“Le elezioni hanno conseguenze. Io ho vinto”. Lo disse Obama nel gennaio 2009, subito dopo la sua prima vittoria, nel meeting con i deputati e senatori repubblicani a proposito del programma economico che stava per realizzare. Era una legittima constatazione della nuova realtà, ma il presidente democratico ci tenne a enfatizzare con queste parole il concetto, perché rigirare il coltello nella piaga di chi perde è un diritto del vincitore, anche se esercitato senza grazia. (Per la cronaca, le decisioni del neopresidente dem furono poi bocciate alle elezioni di medio termine del 2010, che diede al GOP il controllo della Camera. Obama rivinse però nel 2012).
Trump ha ora un modo diversamente sgraziato per ribadire il potere riconquistato, sparando una raffica di nomine a ritmo quotidiano. La maggioranza è di qualità, come Marco Rubio alla Segreteria di Stato o Doug Burgum al Dipartimento del Territorio (Interior, ossia dedicato sulle politiche ambientali). Ma con quelle “geniali” degli imprenditori Elon Musk e Vivek Ramaswamy e quelle super-controverse di Matt Gaetz (Giustizia), Tulsi Gabbard (Intelligence), Pete Hegseth (Difesa) e Robert Kennedy Jr. (Sanità), Donald ha mostrato la stessa sicumera di Barack: “Alla Casa Bianca comando io, che ho vinto”, è come se avesse detto con gli annunci.

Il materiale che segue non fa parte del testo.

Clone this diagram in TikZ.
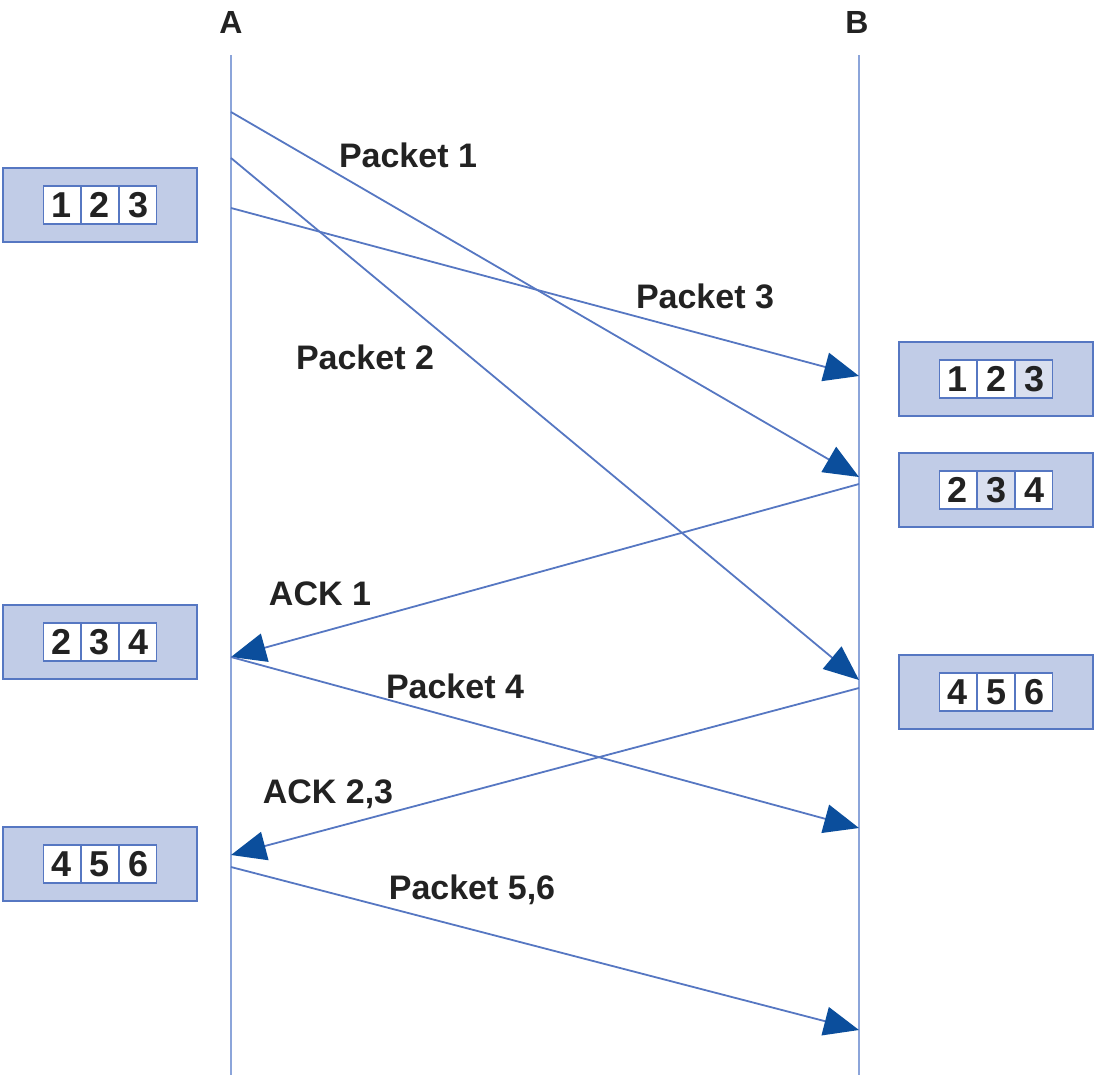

Nel caso di Gaetz, la provocazione autolesionista di Trump è (fortunatamente per il Paese e per il suo stesso partito) durata pochissimo. L’ex deputato è stato il primo a chiamarsi fuori, oggi 21 novembre, solo 8 giorni dopo la nomina.
Le sparate dei nomi inattesi, condannate come un assurdo dispendio di capitale politico da commentatori di vaglia e di fede repubblicana indiscussa, come Karl Rove sul Wall Street Journal, avranno però, a mio avviso, un seguito limitato nel tempo e nei media: per entrare in carica i ministri e i capi delle agenzie più importanti dovranno infatti ottenere il consenso del Senato: e ciò non è affatto scontato, anche se i repubblicani hanno la maggioranza. Vedremo quale sarà la formazione finale dell’amministrazione.
L’effetto che si farà sentire di sicuro, più sostanziale e bruciante per l’universo democratico, verrà dagli incarichi che Trump ha conferito al duo Elon-Vivek. Saranno “consiglieri” del DOGE, Dipartimento per l’Efficienza del Governo, quindi non dovranno passare attraverso le forche caudine del Senato, ma opereranno sotto un mandato monumentale: tagliare il troppo grasso che cola nel settore pubblico.
Da anni, i conservatori lamentano l’esplosione del deep state, dello stato profondo fatto di funzionari non eletti, in crescita numerica e costosi. Soggetti che sono così inamovibili nell’organico e nelle funzioni burocratiche da non essere mai toccati dalle conseguenze del ricambio politico ai vertici. È di fatto una classe politica a sé stante, che ha il potere della implementazione dei regolamenti, previsti dalle leggi e mai definiti nei dettagli di spesa. La prova di questa degenerazione istituzionale è nel voto politico nel Distretto di Columbia, dove ha sede la capitale Washington: Harris, nella generale debacle nazionale, ha preso il 92,4% dei voti. L’identificazione tra interesse politico di parte e una burocrazia sempre filo-democratica non potrebbe essere più lampante.
Da qui, il panico prodotto nella capitale dall’editoriale sul Wall Street Journal del 20 novembre, in cui il duo dei “tagliatori di sprechi” ha detto che la pacchia è finita. Musk e Ramaswamy individueranno, nei bilanci di ministeri e agenzie, le voci di spesa nate da regolamenti non espressamente approvati dal Congresso e le presenteranno alla ghigliottina di Trump. E lui deciderà, con ordini esecutivi appositi, che cosa e come tagliare. Perché, diceva Obama, le elezioni hanno conseguenze: una rivoluzione dello Stato Profondo, se andrà in porto, che nessun presidente repubblicano aveva mai concepito.